Five faculty members have been named Arthur F. Thurnau Professors in recognition of their outstanding contributions to undergraduate education. 

The 2020 honorees, approved Feb. 20 by the Board of Regents, are Miranda D. Brown, Angela Violi, Gyorgyi Csankovszki, John Montgomery and Susan Scott Parrish.

To become a Thurnau professor, faculty members must demonstrate a strong commitment to teaching and learning, excellence and innovation in teaching, and dedication to working effectively with a diverse student body.

They must have also made an impact on students’ intellectual or artistic development and on their lives, and contributed to undergraduate education in ways that extend beyond the classroom, studio or lab.

Recipients receive $20,000 to support activities that further enhance their teaching. They retain the title for the duration of their careers at U-M. 

Susan M. Collins, acting provost and executive vice president for academic affairs, put forward recommendations to the regents that included descriptions of each honoree’s work and achievements.

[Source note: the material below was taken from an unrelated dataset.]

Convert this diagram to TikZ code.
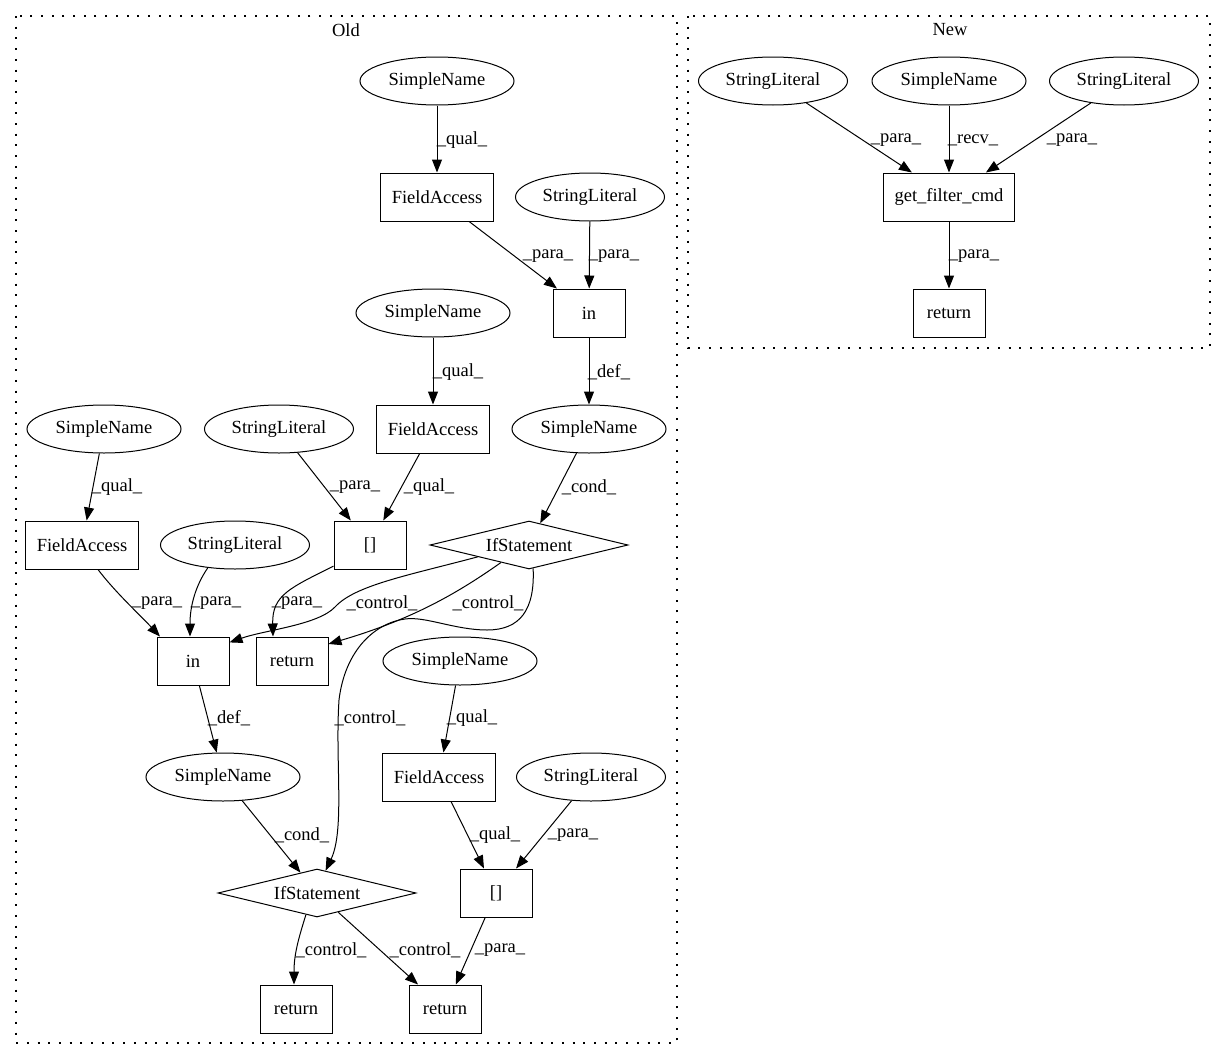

Brown is a professor of Asian languages and cultures in LSA. She was the driving force behind the expansion of the undergraduate curriculum in the Department of Asian Languages and Cultures, and is known for fostering an environment conducive to the success of students from all levels and fields of study.

“Her classrooms bring together domestic and international students, and business and engineering as well as LSA students,” the description of her work said. “Her creative and collaborative teaching strategies bridge these disciplinary and cultural divides, encouraging participants to share their knowledge and skills in ways that contribute to the learning of all.”

Violi is a professor of mechanical engineering and chemical engineering in the College of Engineering, and a professor of biophysics in LSA. Described as a stellar interdisciplinary researcher, she has created new courses on energy processes and introduced powerful computation methods that position students to be leaders in the international engineering community.

Students have praised Violi’s Sunday afternoon supplemental learning sessions for cultivating “a cohesive group of people learning together and supporting each other.”

“Professor Violi comprehensively supports her students in finding ways to think innovatively, take chances and find passion in their work,” the description of her work said.

Csankovszki is an associate professor of molecular, cellular and developmental biology in LSA. According to students and faculty colleagues, she is known for recognizing students’ needs and working to address them, such as when she replaced costly textbook quizzes with questions written by local instructors and housed in Canvas.

“Professor Csankovszki has a long track record of dedication to continuously improving biology teaching, both as an individual instructor and through departmental service roles,” the description of her work said. “Her students report that her courses teach them to think critically, revolutionizing their understanding of biology and increasing their desire to continue in the field.”

Montgomery is the Margaret and Herman Sokol Professor of Medicinal Chemistry, and professor of chemistry in LSA. He consistently earns outstanding reviews from undergraduate students who enroll by the hundreds in the gateway organic chemistry sequence of CHEM 210 and 215.

“Through his service on numerous committees aimed at making the department and U-M more inclusive, he recognized the challenges that these fast-paced courses can pose to students, particularly those from under-resourced high schools,” the description of his work said.

“In response, Professor Montgomery created CHEM 209, a companion course running concurrently with CHEM 210. Exit surveys indicated that the small sections and personalized mentoring students receive in CHEM 209 dramatically increased their confidence and persistence.”

Parrish is a professor of English language and literature in LSA. She has a strong record of imaginative teaching, inspired mentorship and innovative curricular development, according to the description of her work.  

“She excels in creating an atmosphere in which difficult topics are confronted and discussed frankly among students from varying racial, geographic and economic backgrounds,” the description said.

Parrish is also known for being a deft facilitator of faculty discussions that reshaped the curriculum, not only in English but also in three other programs: LSA Honors, the Program in the Environment and the New England Literature Program.

The professorships are named after Arthur F. Thurnau, a U-M student from 1902 to 1904. They are supported by the Thurnau Charitable Trust, which was established through Thurnau’s will.